## begin Source excerpt

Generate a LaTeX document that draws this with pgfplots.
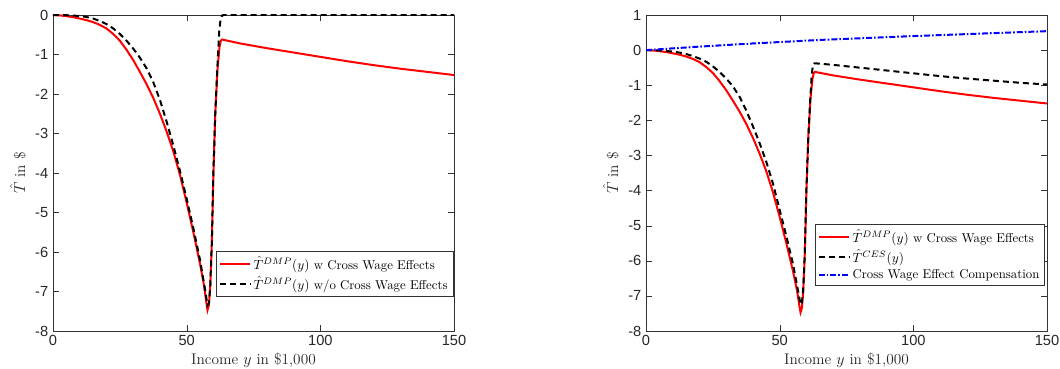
\documentclass[border=0pt]{standalone}
\usepackage{pgfplots}
\pgfplotsset{compat=1.18}
\usepackage{fontspec}
\setsansfont{Liberation Sans}
\pgfplotstableread{
x y
0 0
2.5 -0.01
5 -0.03
7.5 -0.055
10 -0.09
12.5 -0.13
15 -0.18
17.5 -0.25
20 -0.34
22.5 -0.48
25 -0.65
27.5 -0.88
30 -1.14
32.5 -1.44
35 -1.75
37.5 -2.1
40 -2.5
42.5 -2.95
45 -3.45
47.5 -4.05
50 -4.75
52.5 -5.5
55 -6.3
56.5 -6.85
57.3 -7.25
57.8 -7.47
58.3 -7.35
58.8 -6.9
59.4 -5.8
60 -4.0
60.7 -2.5
61.5 -1.4
62.3 -0.8
62.8 -0.65
63.2 -0.62
70 -0.72
80 -0.84
90 -0.95
100 -1.06
110 -1.17
120 -1.27
130 -1.36
140 -1.44
150 -1.52
}\red
\pgfplotstableread{
x y
0 0
5 -0.005
10 -0.025
12.5 -0.05
15 -0.09
17.5 -0.15
20 -0.23
22.5 -0.34
25 -0.48
27.5 -0.65
30 -0.85
32.5 -1.08
35 -1.35
37.5 -1.7
40 -2.15
42.5 -2.7
45 -3.3
47.5 -3.95
50 -4.65
52.5 -5.4
55 -6.2
57 -7.0
57.8 -7.35
58.3 -7.3
58.8 -6.9
59.4 -5.8
60 -4.0
60.7 -2.5
61.5 -1.3
62.2 -0.4
62.7 -0.1
63.3 -0.01
64 0
150 0
}\wo
\pgfplotstableread{
x y
0 0
5 -0.01
10 -0.04
12.5 -0.07
15 -0.11
17.5 -0.17
20 -0.24
22.5 -0.33
25 -0.46
27.5 -0.62
30 -0.81
32.5 -1.03
35 -1.33
37.5 -1.72
40 -2.17
42.5 -2.65
45 -3.18
47.5 -3.8
50 -4.55
52.5 -5.3
55 -6.1
57 -6.9
57.8 -7.25
58.3 -7.2
58.8 -6.8
59.4 -5.8
60 -4.0
60.7 -2.5
61.5 -1.3
62 -0.7
62.4 -0.45
63 -0.38
64 -0.38
70 -0.42
80 -0.5
90 -0.58
100 -0.66
110 -0.74
120 -0.81
130 -0.87
140 -0.93
150 -0.98
}\ces
\pgfplotstableread{
x y
0 0
10 0.05
20 0.1
40 0.19
65 0.29
100 0.4
125 0.47
150 0.54
}\comp
\pgfplotsset{
  mystyle/.style={
    scale only axis, width=300.75pt, height=237pt,
    xmin=0, xmax=150, xtick={0,50,100,150},
    tick align=inside, axis line style={black!80}, major tick style={black!80},
    /pgf/number format/assume math mode=true,
    ticklabel style={font=\sffamily\fontsize{11}{13}\selectfont, text=black!85},
    label style={font=\fontsize{11.5}{13}\selectfont, text=black!85},
    xlabel={Income $y$ in \$1,000},
    ylabel={$\hat{T}$ in \$},
    xlabel style={yshift=2pt},
    legend style={font=\fontsize{9.6}{11}\selectfont, draw=black!80, inner sep=2pt, row sep=0pt,
      cells={anchor=west, inner ysep=1.6pt}},
    legend image code/.code={\draw[##1] (0cm,0cm) -- (0.8cm,0cm);},
  }
}
\begin{document}
\begin{tikzpicture}
\begin{axis}[mystyle, ymin=-8, ymax=0, ytick={-8,-7,...,0},
  legend style={at={(0.998,0.253)}, anchor=north east}]
\addplot[red, line width=1.5pt] table[x=x,y=y]{\red};
\addlegendentry{$\hat{T}^{DMP}(y)$ w Cross Wage Effects}
\addplot[black, line width=1.5pt, dash pattern=on 4.5pt off 3pt] table[x=x,y=y]{\wo};
\addlegendentry{$\hat{T}^{DMP}(y)$ w/o Cross Wage Effects}
\end{axis}
\begin{axis}[mystyle, xshift=444.75pt, ymin=-8, ymax=1, ytick={-8,-7,...,1},
  legend style={at={(0.995,0.339)}, anchor=north east}]
\addplot[red, line width=1.5pt] table[x=x,y=y]{\red};
\addlegendentry{$\hat{T}^{DMP}(y)$ w Cross Wage Effects}
\addplot[black, line width=1.5pt, dash pattern=on 4.5pt off 3pt] table[x=x,y=y]{\ces};
\addlegendentry{$\hat{T}^{CES}(y)$}
\addplot[blue, line width=1.5pt, dash pattern=on 4.5pt off 1.5pt on 1.2pt off 1.5pt] table[x=x,y=y]{\comp};
\addlegendentry{Cross Wage Effect Compensation}
\end{axis}
\pgfresetboundingbox
\path (-39.75pt,-27.75pt) rectangle (755.25pt,248.25pt);
\end{tikzpicture}
\end{document}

## end Source excerpt

The request | Leave out the pictures and restate everything else word for word.

Right answer |
Generate a LaTeX document that draws this with pgfplots.
\documentclass[border=0pt]{standalone}
\usepackage{pgfplots}
\pgfplotsset{compat=1.18}
\usepackage{fontspec}
\setsansfont{Liberation Sans}
\pgfplotstableread{
x y
0 0
2.5 -0.01
5 -0.03
7.5 -0.055
10 -0.09
12.5 -0.13
15 -0.18
17.5 -0.25
20 -0.34
22.5 -0.48
25 -0.65
27.5 -0.88
30 -1.14
32.5 -1.44
35 -1.75
37.5 -2.1
40 -2.5
42.5 -2.95
45 -3.45
47.5 -4.05
50 -4.75
52.5 -5.5
55 -6.3
56.5 -6.85
57.3 -7.25
57.8 -7.47
58.3 -7.35
58.8 -6.9
59.4 -5.8
60 -4.0
60.7 -2.5
61.5 -1.4
62.3 -0.8
62.8 -0.65
63.2 -0.62
70 -0.72
80 -0.84
90 -0.95
100 -1.06
110 -1.17
120 -1.27
130 -1.36
140 -1.44
150 -1.52
}\red
\pgfplotstableread{
x y
0 0
5 -0.005
10 -0.025
12.5 -0.05
15 -0.09
17.5 -0.15
20 -0.23
22.5 -0.34
25 -0.48
27.5 -0.65
30 -0.85
32.5 -1.08
35 -1.35
37.5 -1.7
40 -2.15
42.5 -2.7
45 -3.3
47.5 -3.95
50 -4.65
52.5 -5.4
55 -6.2
57 -7.0
57.8 -7.35
58.3 -7.3
58.8 -6.9
59.4 -5.8
60 -4.0
60.7 -2.5
61.5 -1.3
62.2 -0.4
62.7 -0.1
63.3 -0.01
64 0
150 0
}\wo
\pgfplotstableread{
x y
0 0
5 -0.01
10 -0.04
12.5 -0.07
15 -0.11
17.5 -0.17
20 -0.24
22.5 -0.33
25 -0.46
27.5 -0.62
30 -0.81
32.5 -1.03
35 -1.33
37.5 -1.72
40 -2.17
42.5 -2.65
45 -3.18
47.5 -3.8
50 -4.55
52.5 -5.3
55 -6.1
57 -6.9
57.8 -7.25
58.3 -7.2
58.8 -6.8
59.4 -5.8
60 -4.0
60.7 -2.5
61.5 -1.3
62 -0.7
62.4 -0.45
63 -0.38
64 -0.38
70 -0.42
80 -0.5
90 -0.58
100 -0.66
110 -0.74
120 -0.81
130 -0.87
140 -0.93
150 -0.98
}\ces
\pgfplotstableread{
x y
0 0
10 0.05
20 0.1
40 0.19
65 0.29
100 0.4
125 0.47
150 0.54
}\comp
\pgfplotsset{
  mystyle/.style={
    scale only axis, width=300.75pt, height=237pt,
    xmin=0, xmax=150, xtick={0,50,100,150},
    tick align=inside, axis line style={black!80}, major tick style={black!80},
    /pgf/number format/assume math mode=true,
    ticklabel style={font=\sffamily\fontsize{11}{13}\selectfont, text=black!85},
    label style={font=\fontsize{11.5}{13}\selectfont, text=black!85},
    xlabel={Income $y$ in \$1,000},
    ylabel={$\hat{T}$ in \$},
    xlabel style={yshift=2pt},
    legend style={font=\fontsize{9.6}{11}\selectfont, draw=black!80, inner sep=2pt, row sep=0pt,
      cells={anchor=west, inner ysep=1.6pt}},
    legend image code/.code={\draw[##1] (0cm,0cm) -- (0.8cm,0cm);},
  }
}
\begin{document}
\begin{tikzpicture}
\begin{axis}[mystyle, ymin=-8, ymax=0, ytick={-8,-7,...,0},
  legend style={at={(0.998,0.253)}, anchor=north east}]
\addplot[red, line width=1.5pt] table[x=x,y=y]{\red};
\addlegendentry{$\hat{T}^{DMP}(y)$ w Cross Wage Effects}
\addplot[black, line width=1.5pt, dash pattern=on 4.5pt off 3pt] table[x=x,y=y]{\wo};
\addlegendentry{$\hat{T}^{DMP}(y)$ w/o Cross Wage Effects}
\end{axis}
\begin{axis}[mystyle, xshift=444.75pt, ymin=-8, ymax=1, ytick={-8,-7,...,1},
  legend style={at={(0.995,0.339)}, anchor=north east}]
\addplot[red, line width=1.5pt] table[x=x,y=y]{\red};
\addlegendentry{$\hat{T}^{DMP}(y)$ w Cross Wage Effects}
\addplot[black, line width=1.5pt, dash pattern=on 4.5pt off 3pt] table[x=x,y=y]{\ces};
\addlegendentry{$\hat{T}^{CES}(y)$}
\addplot[blue, line width=1.5pt, dash pattern=on 4.5pt off 1.5pt on 1.2pt off 1.5pt] table[x=x,y=y]{\comp};
\addlegendentry{Cross Wage Effect Compensation}
\end{axis}
\pgfresetboundingbox
\path (-39.75pt,-27.75pt) rectangle (755.25pt,248.25pt);
\end{tikzpicture}
\end{document}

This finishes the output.